The California Department of Motor Vehicles has indicated that it is open to negotiating a “land swap” to make room for affordable housing at its current San Francisco location, according to District 5 Supervisor Dean Preston, who represents the panhandle neighborhood where the DMV has had its field office for more than 60 years.
“This is the perfect opportunity site for affordable housing,” Preston said of the 2.5-acre lot, which is currently predominately used for parking and is located near transit, services and one of the city’s most-trafficked bike paths.
Preston made his comments at a Land Use and Transportation Committee meeting on Monday, where he, Supervisor Myrna Melgar and Supervisor Aaron Peskin unanimously approved a resolution to support affordable housing at the state-owned block-long site at 1377 Fell Street, with Melgar and Preston signing on as co-sponsors along with Preston and Supervisor Shamann Walton.
Stay or go?
In November, Preston sponsored a resolution urging the DMV to consider adding affordable housing to its plans to rebuild the 63-year-old building, which is its only field office in San Francisco. He then joined with State Assembly Member Phil Ting to work with the state and in early January the DMV initiated a 30-day request for information from affordable housing developers to bring plans for the site.
At the committee meeting, Preston revealed that the state is open to a land swap to allow more affordable housing to be built on the site. If the DMV remains on the premises, Planning Director Rich Hillis said at the meeting that he estimates about 200 units of affordable housing could be built. But if the DMV relocates, he estimated a developer could build about 350 units. The number is much higher in part because the DMV requires maintaining the 110 parking spots that it currently has. Also, the developer would need to rebuild the DMV offices, which would add to development costs.

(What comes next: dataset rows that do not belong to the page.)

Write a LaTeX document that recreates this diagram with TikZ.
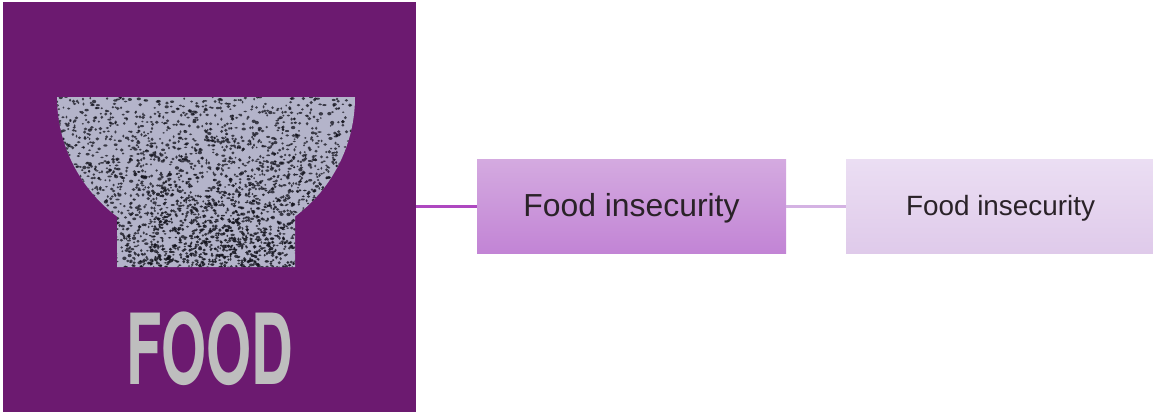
\documentclass[tikz,border=0pt]{standalone}
\usepackage{fontspec}
\setmainfont{Liberation Sans}
\newfontfamily\foodfont{TeX Gyre Heros}
\definecolor{panelc}{HTML}{6C1A70}
\definecolor{bowlc}{HTML}{B4B4CA}
\definecolor{specc}{HTML}{12121C}
\definecolor{foodc}{HTML}{BEBEBE}
\definecolor{txt}{HTML}{2A2228}
\tikzset{
  panelbox/.style={draw=none,fill=panelc,minimum width=309.75pt,minimum height=307.5pt,inner sep=0pt,outer sep=0pt},
  boxa/.style={minimum width=231.75pt,minimum height=70.9pt,inner sep=0pt,outer sep=0pt,top color=boxatop,bottom color=boxabot,text=txt,text height=15.7pt,text depth=0pt,font=\fontsize{23.9pt}{28pt}\selectfont},
  boxb/.style={minimum width=230.25pt,minimum height=70.9pt,inner sep=0pt,outer sep=0pt,top color=boxbtop,bottom color=boxbbot,text=txt,text height=14.1pt,text depth=0pt,font=\fontsize{20.9pt}{25pt}\selectfont},
  linka/.style={draw=linkac,line width=2.25pt},
  linkb/.style={draw=linkbc,line width=2.25pt},
}
\definecolor{boxatop}{HTML}{D4AAE0}
\definecolor{boxabot}{HTML}{C284D5}
\definecolor{boxbtop}{HTML}{EBDEF3}
\definecolor{boxbbot}{HTML}{DFCAEA}
\definecolor{linkac}{HTML}{AE48C0}
\definecolor{linkbc}{HTML}{D4B2E3}
\begin{document}
\begin{tikzpicture}[x=0.75pt,y=-0.75pt]
\useasboundingbox (0,0) rectangle (1153,412);
\fill[white] (0,0) rectangle (1153,412);
\node[panelbox] (panel) at (209.5,207) {};
\node[boxa] (ba) at (631.5,206.4) {Food insecurity};
\node[boxb] (bb) at (999.5,206.4) {\hspace*{1.5pt}Food insecurity};
\draw[linka] (panel.east |- ba.west) -- (ba.west);
\draw[linkb] (ba.east) -- (bb.west);
\begin{scope}
  \clip (57,97) -- (355,97) arc[start angle=0,end angle=53.3,radius=149] -- (295,216.5) -- (295,267) -- (117,267) -- (117,216.5) arc[start angle=126.7,end angle=180,radius=149] -- cycle;
  \fill[bowlc] (50,90) rectangle (360,270);
  \pgfmathsetseed{4217}
  \foreach \i in {1,...,2400}{
    \pgfmathsetmacro{\sx}{57+298*rnd}
    \pgfmathsetmacro{\sy}{97+171*pow(rnd,0.85)}
    \pgfmathsetmacro{\sw}{0.9+1.3*rnd}
    \pgfmathsetmacro{\sh}{0.8+1.0*rnd}
    \fill[specc,opacity=0.75] (\sx,\sy) ellipse[x radius=\sw,y radius=\sh];
  }
  \foreach \i in {1,...,500}{
    \pgfmathsetmacro{\sx}{150+190*rnd}
    \pgfmathsetmacro{\sy}{170+98*pow(rnd,0.6)}
    \pgfmathsetmacro{\sw}{0.9+1.3*rnd}
    \pgfmathsetmacro{\sh}{0.8+1.0*rnd}
    \fill[specc,opacity=0.85] (\sx,\sy) ellipse[x radius=\sw,y radius=\sh];
  }
\end{scope}
\node[text=foodc,inner sep=0pt,xscale=0.59,font=\fontsize{73.5pt}{74pt}\selectfont\foodfont\bfseries] (food) at (210,348.5) {FOOD};
\end{tikzpicture}
\end{document}
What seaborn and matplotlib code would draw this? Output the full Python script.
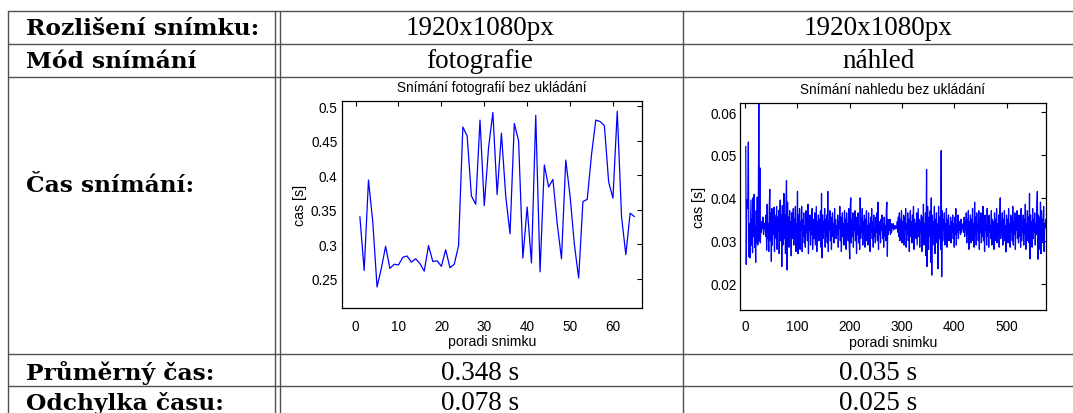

Whether or not the office moves is “ultimately the state’s call,” Preston said. He added there could be an extension on the RFI, but that his office has reached out to affordable housing developers to let them know that, as of now, there is only a 30-day window for proposals.
The DMV has been open to adding housing to its two-story field office since at least 2008, when the state selected Build Inc. to develop a mixed-use project with apartments, retail and a new office for the DMV. That project fell through and until Preston stepped in the state had planned to simply knock down and rebuild its existing office, which has seismic and structural deficiencies.
The 2008 mixed-use plan made sense, Preston said at the meeting, but with an affordable housing component and the possible move of the DMV offices altogether, “it’s an even better idea now.”
Landbanking
The DMV vote comes as the city is on the verge of a last-minute approval of its Housing Element, which calls for a state-mandated 82,000 new units in the next eight years, with 46,000 of those affordable to low- and moderate-income households. Preston, who recently accused the mayor’s office of refusing to release city funds to buy a blighted car wash site a few blocks from the DMV to turn it into affordable housing, said he did not see how the city would meet those goals in a separate vote to approve the element and send it on to the full board for approval.
Preston repeatedly questioned the Mayor’s Office of Housing and Community Development Director Eric Shaw about his agency’s “strategic plan” for spending hundreds of millions in Prop I funding for affordable housing. He said the money was being blocked due to “political games and retributions coming out of Room 200” and that now is the time to be landbanking as market-rate developers are on a “capital strike.”
“We are losing deals,” he said. ”We are losing sites. It is not just a disconnect, it is offensive.”
Shaw said the city will have its Notice of Funding Availability for the Prop I funds, created when voters approved a doubling of the transfer tax for properties over $10 million in 2020, ready “soon,” though he could not give an exact date and said that the city has been concentrating on buying properties where it is ready to build as opposed to land banking for an undetermined future project.
“If we get land, we want to build on it,” Shaw said. “Buy and hold has not been the priority. It really has been buy, hold and build as soon as possible.”